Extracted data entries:
= = = = =

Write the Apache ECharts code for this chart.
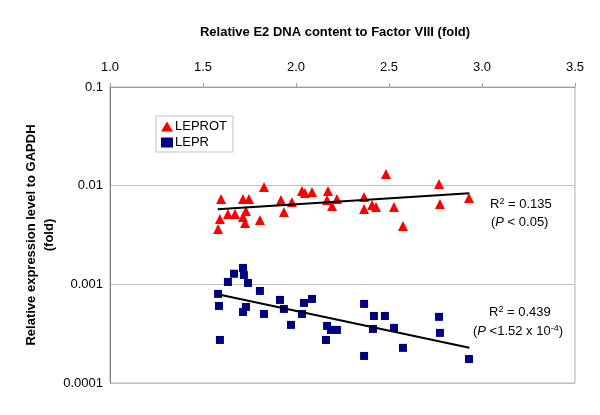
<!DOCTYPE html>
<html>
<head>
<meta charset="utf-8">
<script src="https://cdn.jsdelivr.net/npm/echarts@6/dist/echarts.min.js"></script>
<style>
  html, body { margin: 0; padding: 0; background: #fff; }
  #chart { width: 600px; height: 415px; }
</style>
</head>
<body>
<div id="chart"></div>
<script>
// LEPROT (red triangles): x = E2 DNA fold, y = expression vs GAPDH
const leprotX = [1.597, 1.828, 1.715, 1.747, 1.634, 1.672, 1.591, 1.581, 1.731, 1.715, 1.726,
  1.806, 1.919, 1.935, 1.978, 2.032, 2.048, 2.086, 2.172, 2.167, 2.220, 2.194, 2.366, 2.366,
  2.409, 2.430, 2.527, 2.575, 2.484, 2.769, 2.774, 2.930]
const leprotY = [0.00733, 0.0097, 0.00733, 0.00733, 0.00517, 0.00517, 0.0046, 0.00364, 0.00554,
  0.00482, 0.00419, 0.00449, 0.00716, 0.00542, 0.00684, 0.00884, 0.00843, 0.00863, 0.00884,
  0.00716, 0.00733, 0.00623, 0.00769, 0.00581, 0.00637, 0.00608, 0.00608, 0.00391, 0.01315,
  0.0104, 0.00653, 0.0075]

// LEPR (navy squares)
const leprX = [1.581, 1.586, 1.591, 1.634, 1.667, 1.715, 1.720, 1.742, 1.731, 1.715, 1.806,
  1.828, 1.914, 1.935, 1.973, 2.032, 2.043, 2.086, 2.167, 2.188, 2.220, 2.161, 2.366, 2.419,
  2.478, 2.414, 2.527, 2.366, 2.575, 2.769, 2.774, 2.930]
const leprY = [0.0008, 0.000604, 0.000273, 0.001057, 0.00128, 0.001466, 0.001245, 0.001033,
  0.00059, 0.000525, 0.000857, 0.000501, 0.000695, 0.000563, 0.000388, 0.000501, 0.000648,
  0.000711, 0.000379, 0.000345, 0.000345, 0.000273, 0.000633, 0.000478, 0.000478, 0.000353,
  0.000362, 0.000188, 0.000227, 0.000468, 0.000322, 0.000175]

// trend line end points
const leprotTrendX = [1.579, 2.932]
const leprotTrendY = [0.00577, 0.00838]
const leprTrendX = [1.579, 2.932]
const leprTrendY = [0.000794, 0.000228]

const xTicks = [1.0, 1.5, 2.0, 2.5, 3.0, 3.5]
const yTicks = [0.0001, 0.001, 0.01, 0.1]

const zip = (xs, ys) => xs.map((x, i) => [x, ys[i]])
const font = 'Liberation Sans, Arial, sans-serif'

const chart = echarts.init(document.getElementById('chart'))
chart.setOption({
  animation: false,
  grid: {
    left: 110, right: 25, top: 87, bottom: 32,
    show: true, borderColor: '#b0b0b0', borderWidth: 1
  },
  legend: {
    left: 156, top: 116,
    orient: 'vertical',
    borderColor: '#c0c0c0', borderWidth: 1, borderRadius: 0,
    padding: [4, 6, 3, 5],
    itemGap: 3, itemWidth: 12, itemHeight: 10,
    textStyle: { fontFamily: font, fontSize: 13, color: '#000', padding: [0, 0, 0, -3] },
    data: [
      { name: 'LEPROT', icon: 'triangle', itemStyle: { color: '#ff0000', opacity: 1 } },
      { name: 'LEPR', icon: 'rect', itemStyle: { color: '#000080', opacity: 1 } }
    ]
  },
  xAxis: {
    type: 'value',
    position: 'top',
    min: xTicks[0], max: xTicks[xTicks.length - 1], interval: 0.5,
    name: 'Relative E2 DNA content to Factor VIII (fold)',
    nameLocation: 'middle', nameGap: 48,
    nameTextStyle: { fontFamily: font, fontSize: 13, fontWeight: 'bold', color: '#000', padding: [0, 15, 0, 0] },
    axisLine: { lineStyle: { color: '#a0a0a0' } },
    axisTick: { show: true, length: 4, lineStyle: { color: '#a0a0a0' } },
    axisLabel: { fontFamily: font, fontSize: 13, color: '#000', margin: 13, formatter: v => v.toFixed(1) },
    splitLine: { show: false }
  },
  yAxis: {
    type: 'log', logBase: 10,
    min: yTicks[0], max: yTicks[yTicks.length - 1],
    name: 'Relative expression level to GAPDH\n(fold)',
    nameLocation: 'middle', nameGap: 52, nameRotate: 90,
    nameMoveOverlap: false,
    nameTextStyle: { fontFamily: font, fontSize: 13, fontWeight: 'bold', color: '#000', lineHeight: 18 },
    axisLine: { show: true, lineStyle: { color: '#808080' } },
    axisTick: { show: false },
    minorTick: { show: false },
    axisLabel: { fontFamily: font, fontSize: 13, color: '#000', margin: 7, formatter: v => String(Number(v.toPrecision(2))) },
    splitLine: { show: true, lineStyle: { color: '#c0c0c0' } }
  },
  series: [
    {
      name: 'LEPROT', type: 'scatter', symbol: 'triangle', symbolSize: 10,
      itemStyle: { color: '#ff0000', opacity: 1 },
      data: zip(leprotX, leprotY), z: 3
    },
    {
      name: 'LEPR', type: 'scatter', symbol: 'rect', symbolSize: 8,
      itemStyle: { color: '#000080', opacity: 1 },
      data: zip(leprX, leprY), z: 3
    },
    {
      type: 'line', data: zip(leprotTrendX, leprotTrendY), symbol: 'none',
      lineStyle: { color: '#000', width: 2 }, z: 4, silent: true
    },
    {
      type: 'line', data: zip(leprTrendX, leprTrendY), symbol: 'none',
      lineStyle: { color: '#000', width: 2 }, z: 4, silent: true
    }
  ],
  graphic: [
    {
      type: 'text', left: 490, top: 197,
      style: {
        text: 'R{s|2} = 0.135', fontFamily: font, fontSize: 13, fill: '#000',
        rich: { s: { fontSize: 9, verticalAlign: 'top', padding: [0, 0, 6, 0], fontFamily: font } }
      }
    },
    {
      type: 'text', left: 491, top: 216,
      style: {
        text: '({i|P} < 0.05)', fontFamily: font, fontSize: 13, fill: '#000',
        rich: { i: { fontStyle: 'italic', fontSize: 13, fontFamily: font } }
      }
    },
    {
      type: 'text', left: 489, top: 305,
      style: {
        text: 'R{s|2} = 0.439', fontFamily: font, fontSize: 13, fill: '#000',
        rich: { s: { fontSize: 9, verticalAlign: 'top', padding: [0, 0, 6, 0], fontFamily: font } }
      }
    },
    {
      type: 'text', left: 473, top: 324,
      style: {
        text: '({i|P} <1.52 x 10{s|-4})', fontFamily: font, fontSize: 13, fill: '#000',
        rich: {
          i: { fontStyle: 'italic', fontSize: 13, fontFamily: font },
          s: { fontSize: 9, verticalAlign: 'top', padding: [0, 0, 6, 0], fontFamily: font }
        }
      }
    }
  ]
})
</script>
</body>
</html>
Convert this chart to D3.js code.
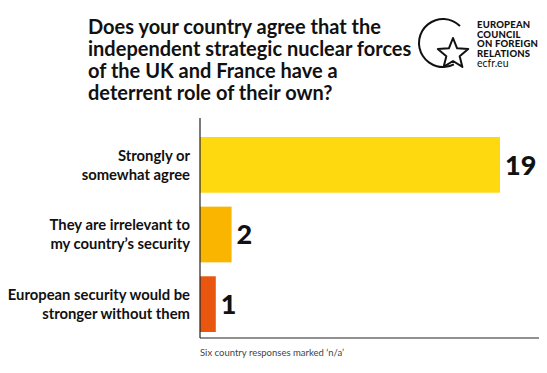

= = = = =

§ **OBJECTIVE**:
Pictures in the data above should not be copied; transcribe everything else exactly.

§ **COMPLETED EXERCISE**:
Write the Apache ECharts code for this chart.
<!DOCTYPE html>
<html>
<head>
<meta charset="utf-8">
<script src="https://cdn.jsdelivr.net/npm/echarts@6/dist/echarts.min.js"></script>
<style>
  html, body { margin: 0; padding: 0; background: #fff; }
  #chart { width: 600px; height: 415px; }
</style>
</head>
<body>
<div id="chart"></div>
<script>
// LEPROT (red triangles): x = E2 DNA fold, y = expression vs GAPDH
const leprotX = [1.597, 1.828, 1.715, 1.747, 1.634, 1.672, 1.591, 1.581, 1.731, 1.715, 1.726,
  1.806, 1.919, 1.935, 1.978, 2.032, 2.048, 2.086, 2.172, 2.167, 2.220, 2.194, 2.366, 2.366,
  2.409, 2.430, 2.527, 2.575, 2.484, 2.769, 2.774, 2.930]
const leprotY = [0.00733, 0.0097, 0.00733, 0.00733, 0.00517, 0.00517, 0.0046, 0.00364, 0.00554,
  0.00482, 0.00419, 0.00449, 0.00716, 0.00542, 0.00684, 0.00884, 0.00843, 0.00863, 0.00884,
  0.00716, 0.00733, 0.00623, 0.00769, 0.00581, 0.00637, 0.00608, 0.00608, 0.00391, 0.01315,
  0.0104, 0.00653, 0.0075]

// LEPR (navy squares)
const leprX = [1.581, 1.586, 1.591, 1.634, 1.667, 1.715, 1.720, 1.742, 1.731, 1.715, 1.806,
  1.828, 1.914, 1.935, 1.973, 2.032, 2.043, 2.086, 2.167, 2.188, 2.220, 2.161, 2.366, 2.419,
  2.478, 2.414, 2.527, 2.366, 2.575, 2.769, 2.774, 2.930]
const leprY = [0.0008, 0.000604, 0.000273, 0.001057, 0.00128, 0.001466, 0.001245, 0.001033,
  0.00059, 0.000525, 0.000857, 0.000501, 0.000695, 0.000563, 0.000388, 0.000501, 0.000648,
  0.000711, 0.000379, 0.000345, 0.000345, 0.000273, 0.000633, 0.000478, 0.000478, 0.000353,
  0.000362, 0.000188, 0.000227, 0.000468, 0.000322, 0.000175]

// trend line end points
const leprotTrendX = [1.579, 2.932]
const leprotTrendY = [0.00577, 0.00838]
const leprTrendX = [1.579, 2.932]
const leprTrendY = [0.000794, 0.000228]

const xTicks = [1.0, 1.5, 2.0, 2.5, 3.0, 3.5]
const yTicks = [0.0001, 0.001, 0.01, 0.1]

const zip = (xs, ys) => xs.map((x, i) => [x, ys[i]])
const font = 'Liberation Sans, Arial, sans-serif'

const chart = echarts.init(document.getElementById('chart'))
chart.setOption({
  animation: false,
  grid: {
    left: 110, right: 25, top: 87, bottom: 32,
    show: true, borderColor: '#b0b0b0', borderWidth: 1
  },
  legend: {
    left: 156, top: 116,
    orient: 'vertical',
    borderColor: '#c0c0c0', borderWidth: 1, borderRadius: 0,
    padding: [4, 6, 3, 5],
    itemGap: 3, itemWidth: 12, itemHeight: 10,
    textStyle: { fontFamily: font, fontSize: 13, color: '#000', padding: [0, 0, 0, -3] },
    data: [
      { name: 'LEPROT', icon: 'triangle', itemStyle: { color: '#ff0000', opacity: 1 } },
      { name: 'LEPR', icon: 'rect', itemStyle: { color: '#000080', opacity: 1 } }
    ]
  },
  xAxis: {
    type: 'value',
    position: 'top',
    min: xTicks[0], max: xTicks[xTicks.length - 1], interval: 0.5,
    name: 'Relative E2 DNA content to Factor VIII (fold)',
    nameLocation: 'middle', nameGap: 48,
    nameTextStyle: { fontFamily: font, fontSize: 13, fontWeight: 'bold', color: '#000', padding: [0, 15, 0, 0] },
    axisLine: { lineStyle: { color: '#a0a0a0' } },
    axisTick: { show: true, length: 4, lineStyle: { color: '#a0a0a0' } },
    axisLabel: { fontFamily: font, fontSize: 13, color: '#000', margin: 13, formatter: v => v.toFixed(1) },
    splitLine: { show: false }
  },
  yAxis: {
    type: 'log', logBase: 10,
    min: yTicks[0], max: yTicks[yTicks.length - 1],
    name: 'Relative expression level to GAPDH\n(fold)',
    nameLocation: 'middle', nameGap: 52, nameRotate: 90,
    nameMoveOverlap: false,
    nameTextStyle: { fontFamily: font, fontSize: 13, fontWeight: 'bold', color: '#000', lineHeight: 18 },
    axisLine: { show: true, lineStyle: { color: '#808080' } },
    axisTick: { show: false },
    minorTick: { show: false },
    axisLabel: { fontFamily: font, fontSize: 13, color: '#000', margin: 7, formatter: v => String(Number(v.toPrecision(2))) },
    splitLine: { show: true, lineStyle: { color: '#c0c0c0' } }
  },
  series: [
    {
      name: 'LEPROT', type: 'scatter', symbol: 'triangle', symbolSize: 10,
      itemStyle: { color: '#ff0000', opacity: 1 },
      data: zip(leprotX, leprotY), z: 3
    },
    {
      name: 'LEPR', type: 'scatter', symbol: 'rect', symbolSize: 8,
      itemStyle: { color: '#000080', opacity: 1 },
      data: zip(leprX, leprY), z: 3
    },
    {
      type: 'line', data: zip(leprotTrendX, leprotTrendY), symbol: 'none',
      lineStyle: { color: '#000', width: 2 }, z: 4, silent: true
    },
    {
      type: 'line', data: zip(leprTrendX, leprTrendY), symbol: 'none',
      lineStyle: { color: '#000', width: 2 }, z: 4, silent: true
    }
  ],
  graphic: [
    {
      type: 'text', left: 490, top: 197,
      style: {
        text: 'R{s|2} = 0.135', fontFamily: font, fontSize: 13, fill: '#000',
        rich: { s: { fontSize: 9, verticalAlign: 'top', padding: [0, 0, 6, 0], fontFamily: font } }
      }
    },
    {
      type: 'text', left: 491, top: 216,
      style: {
        text: '({i|P} < 0.05)', fontFamily: font, fontSize: 13, fill: '#000',
        rich: { i: { fontStyle: 'italic', fontSize: 13, fontFamily: font } }
      }
    },
    {
      type: 'text', left: 489, top: 305,
      style: {
        text: 'R{s|2} = 0.439', fontFamily: font, fontSize: 13, fill: '#000',
        rich: { s: { fontSize: 9, verticalAlign: 'top', padding: [0, 0, 6, 0], fontFamily: font } }
      }
    },
    {
      type: 'text', left: 473, top: 324,
      style: {
        text: '({i|P} <1.52 x 10{s|-4})', fontFamily: font, fontSize: 13, fill: '#000',
        rich: {
          i: { fontStyle: 'italic', fontSize: 13, fontFamily: font },
          s: { fontSize: 9, verticalAlign: 'top', padding: [0, 0, 6, 0], fontFamily: font }
        }
      }
    }
  ]
})
</script>
</body>
</html>
Convert this chart to D3.js code.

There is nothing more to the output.